Moving forward without regrets
I had a great catch up with one of my former bosses this week. He’s undoubtedly the best supervising partner I’ve ever had (where I worked that didn’t mean much), though he didn’t really supervise me much as I was often pulled away by other partners for long-term deals and projects. However, I always appreciated his sharp wit and I was extremely grateful for his help and support when I told him I had decided to make a switch (and he wasn’t even my supervisor then). Interestingly, both of us have left our old firm and are starting something new. I’m heading into the uncharted waters of writing while he has abandoned his million-dollar income for a fresh life as a barrister.
[For those who aren’t familiar, we used to work in a commercial law firm where we represented and advised corporate clients. We could attend court on our clients’ behalf but that’s not our specialty — for contentious points of law or full blown trials and hearings we usually brief barristers (the guys that wear cloaks and wigs) to get their expert opinion or to get them to represent the client on our behalf. In some ways, barristers are like freelance writers who have to manage their own business and clients. Good ones earn big bucks. Bad ones struggle to make ends meet. In Australia, you only need to take the bar exam to become a barrister — in America you need to pass it just to practice as an ordinary lawyer.]
For both of us, the decision to leave was not all that hard. Obviously it was easier for me because I had only been a lawyer for about four years and I had lost all passion for the work I was doing. Well, it’s questionable whether I ever had the ‘passion’ to begin with. Enthusiasm, maybe, but I wouldn’t go much further than that. On top of that there was the constant stress, anxiety and long hours that had morphed my once youthful appearance into something more commensurate to my real age, or perhaps even beyond. I just wanted to get out, and the earlier I did it the better.
For him, it must have been a titanic struggle. He had been a partner for almost a decade, meaning he was probably taking home around $1.5m a year. Most barristers apparently make a loss in their first year or two while they build their profile and business. With a family and several young children to support, the financial comfort could have been reason enough to tough it out. But he admitted that he had had enough of the place and that he simply wasn’t enjoying it any more. Partners were dropping like flies in the prolonged aftermath of the 2008 GFC and there must have been ridiculous pressure to keep his practice afloat.

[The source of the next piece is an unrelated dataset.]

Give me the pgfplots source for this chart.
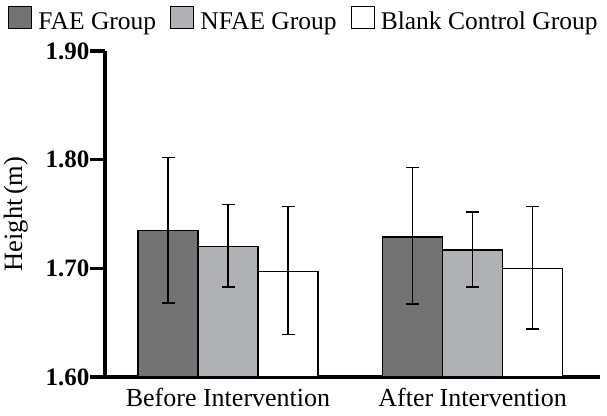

I’d be lying if I said I never wondered what it would be like had I not quit the law and just stuck with it. On good days I would think about the positives of working there, such as the pay, friends and the perks that come with working in a big firm with loads of money to throw around. If I had stayed, I would have been earning well in excess of a 6-figure salary by now, and considering how tough it’s been financially the last year or so (thank goodness the wife still earns something), that money surely would have been nice to have.
I have a few friends who started around the same time as me that are earning big bucks now, and a few aren’t all that far away from partnership (in that I mean 3 or 4 years…if they’re lucky). I had another friend who left the law to become a journalist tell me the other day that a former colleague of ours (whom a new recruit once thought was my gay lover — we arrived late together to an after-work function) is now a partner at a rival law firm. He had just been made senior associate when I was around and must have taken the fast track to partnership. I couldn’t picture the campy person that I knew, with his arms flailing all over the place every time he spoke, being a partner of a big law firm. And yet he was.
My ex-supervisor had told me before, and he told me again when we caught up, that I’d most probably make partner if I stayed. For a moment my ego inflated and I fantasised the prestige and income that came with it. But just as quickly I tore it down. There wasn’t any part of me that wanted that life any more, and certainly no part of me was willing to endure the torture to get there.
He then said something that made a lot of sense, and applied to both of us. He said that he could have, if he really wanted to, toughed it out — but then he would have always regretted not giving his new career a try. He had always wanted to be a barrister but, like many others before him, got caught up in the partnership ladder and never got to live his dream. If things don’t work out as a barrister, then fine, he would seek something else, but at least he knew in his heart that he gave it a try.
I feel the same. You won’t believe how many people think I’m crazy for switching to writing — most just give a friendly warning about how hard it is but you can tell from their eyes that they think you’re crazier than a bald-headed Britney. But if my ex-supervisor — someone that had already done the hard yards and was earning millions could walk away and start over — and can bear the condescension and doubting voices of his family, friends and peers, then surely it can’t be that hard for someone like me. I’m fortunate to be in a position where I have the ability and opportunity to make a change. If I don’t take advantage of it and put in 100% then I am a fool.
The fear and doubt is still there but at least I am moving forward with no regrets.